- Stated problem: Below you will find a set of lines. Repeat them all exactly.

- Recorded data:
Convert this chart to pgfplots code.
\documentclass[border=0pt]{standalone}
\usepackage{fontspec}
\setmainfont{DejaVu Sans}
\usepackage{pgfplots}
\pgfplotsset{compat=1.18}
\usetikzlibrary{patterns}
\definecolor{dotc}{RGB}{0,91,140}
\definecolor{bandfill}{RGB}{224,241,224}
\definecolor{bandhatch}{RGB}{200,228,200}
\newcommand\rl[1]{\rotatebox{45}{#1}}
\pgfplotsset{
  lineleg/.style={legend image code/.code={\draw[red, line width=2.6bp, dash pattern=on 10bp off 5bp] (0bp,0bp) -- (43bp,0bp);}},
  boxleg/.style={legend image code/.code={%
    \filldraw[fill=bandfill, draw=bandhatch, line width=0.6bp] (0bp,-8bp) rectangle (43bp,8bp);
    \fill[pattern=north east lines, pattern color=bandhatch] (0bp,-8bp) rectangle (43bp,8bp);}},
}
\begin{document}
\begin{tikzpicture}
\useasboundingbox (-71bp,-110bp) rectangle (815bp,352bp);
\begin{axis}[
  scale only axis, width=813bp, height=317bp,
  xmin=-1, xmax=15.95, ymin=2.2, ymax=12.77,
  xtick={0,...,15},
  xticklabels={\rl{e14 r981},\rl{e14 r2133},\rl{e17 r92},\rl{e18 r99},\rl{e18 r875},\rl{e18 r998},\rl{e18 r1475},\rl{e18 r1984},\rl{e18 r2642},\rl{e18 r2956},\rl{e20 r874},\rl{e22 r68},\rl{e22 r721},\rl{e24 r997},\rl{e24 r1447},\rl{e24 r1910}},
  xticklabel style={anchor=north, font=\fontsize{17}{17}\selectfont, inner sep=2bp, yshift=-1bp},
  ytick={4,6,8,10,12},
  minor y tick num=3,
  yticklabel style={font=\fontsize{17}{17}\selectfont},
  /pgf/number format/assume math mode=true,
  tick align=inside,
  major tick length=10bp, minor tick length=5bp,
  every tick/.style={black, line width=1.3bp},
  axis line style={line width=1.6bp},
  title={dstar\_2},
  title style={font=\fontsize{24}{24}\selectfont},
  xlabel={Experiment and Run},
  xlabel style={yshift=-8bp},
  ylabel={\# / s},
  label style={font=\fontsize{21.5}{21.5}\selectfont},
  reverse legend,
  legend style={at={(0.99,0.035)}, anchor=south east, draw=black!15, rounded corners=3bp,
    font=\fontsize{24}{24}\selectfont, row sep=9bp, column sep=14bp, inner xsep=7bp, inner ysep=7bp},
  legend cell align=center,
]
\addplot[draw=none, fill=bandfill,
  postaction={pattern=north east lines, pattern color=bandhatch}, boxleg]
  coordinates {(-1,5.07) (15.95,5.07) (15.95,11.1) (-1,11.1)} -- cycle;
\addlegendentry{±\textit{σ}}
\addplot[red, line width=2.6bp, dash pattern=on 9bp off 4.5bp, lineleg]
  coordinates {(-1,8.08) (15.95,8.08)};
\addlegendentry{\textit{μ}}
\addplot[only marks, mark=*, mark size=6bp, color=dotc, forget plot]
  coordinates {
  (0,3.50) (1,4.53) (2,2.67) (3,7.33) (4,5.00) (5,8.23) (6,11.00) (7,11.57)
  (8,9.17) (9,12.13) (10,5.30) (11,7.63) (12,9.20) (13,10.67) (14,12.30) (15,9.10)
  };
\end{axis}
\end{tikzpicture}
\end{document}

- Problem solution:
Convert this chart to pgfplots code.
\documentclass[border=0pt]{standalone}
\usepackage{fontspec}
\setmainfont{DejaVu Sans}
\usepackage{pgfplots}
\pgfplotsset{compat=1.18}
\usetikzlibrary{patterns}
\definecolor{dotc}{RGB}{0,91,140}
\definecolor{bandfill}{RGB}{224,241,224}
\definecolor{bandhatch}{RGB}{200,228,200}
\newcommand\rl[1]{\rotatebox{45}{#1}}
\pgfplotsset{
  lineleg/.style={legend image code/.code={\draw[red, line width=2.6bp, dash pattern=on 10bp off 5bp] (0bp,0bp) -- (43bp,0bp);}},
  boxleg/.style={legend image code/.code={%
    \filldraw[fill=bandfill, draw=bandhatch, line width=0.6bp] (0bp,-8bp) rectangle (43bp,8bp);
    \fill[pattern=north east lines, pattern color=bandhatch] (0bp,-8bp) rectangle (43bp,8bp);}},
}
\begin{document}
\begin{tikzpicture}
\useasboundingbox (-71bp,-110bp) rectangle (815bp,352bp);
\begin{axis}[
  scale only axis, width=813bp, height=317bp,
  xmin=-1, xmax=15.95, ymin=2.2, ymax=12.77,
  xtick={0,...,15},
  xticklabels={\rl{e14 r981},\rl{e14 r2133},\rl{e17 r92},\rl{e18 r99},\rl{e18 r875},\rl{e18 r998},\rl{e18 r1475},\rl{e18 r1984},\rl{e18 r2642},\rl{e18 r2956},\rl{e20 r874},\rl{e22 r68},\rl{e22 r721},\rl{e24 r997},\rl{e24 r1447},\rl{e24 r1910}},
  xticklabel style={anchor=north, font=\fontsize{17}{17}\selectfont, inner sep=2bp, yshift=-1bp},
  ytick={4,6,8,10,12},
  minor y tick num=3,
  yticklabel style={font=\fontsize{17}{17}\selectfont},
  /pgf/number format/assume math mode=true,
  tick align=inside,
  major tick length=10bp, minor tick length=5bp,
  every tick/.style={black, line width=1.3bp},
  axis line style={line width=1.6bp},
  title={dstar\_2},
  title style={font=\fontsize{24}{24}\selectfont},
  xlabel={Experiment and Run},
  xlabel style={yshift=-8bp},
  ylabel={\# / s},
  label style={font=\fontsize{21.5}{21.5}\selectfont},
  reverse legend,
  legend style={at={(0.99,0.035)}, anchor=south east, draw=black!15, rounded corners=3bp,
    font=\fontsize{24}{24}\selectfont, row sep=9bp, column sep=14bp, inner xsep=7bp, inner ysep=7bp},
  legend cell align=center,
]
\addplot[draw=none, fill=bandfill,
  postaction={pattern=north east lines, pattern color=bandhatch}, boxleg]
  coordinates {(-1,5.07) (15.95,5.07) (15.95,11.1) (-1,11.1)} -- cycle;
\addlegendentry{±\textit{σ}}
\addplot[red, line width=2.6bp, dash pattern=on 9bp off 4.5bp, lineleg]
  coordinates {(-1,8.08) (15.95,8.08)};
\addlegendentry{\textit{μ}}
\addplot[only marks, mark=*, mark size=6bp, color=dotc, forget plot]
  coordinates {
  (0,3.50) (1,4.53) (2,2.67) (3,7.33) (4,5.00) (5,8.23) (6,11.00) (7,11.57)
  (8,9.17) (9,12.13) (10,5.30) (11,7.63) (12,9.20) (13,10.67) (14,12.30) (15,9.10)
  };
\end{axis}
\end{tikzpicture}
\end{document}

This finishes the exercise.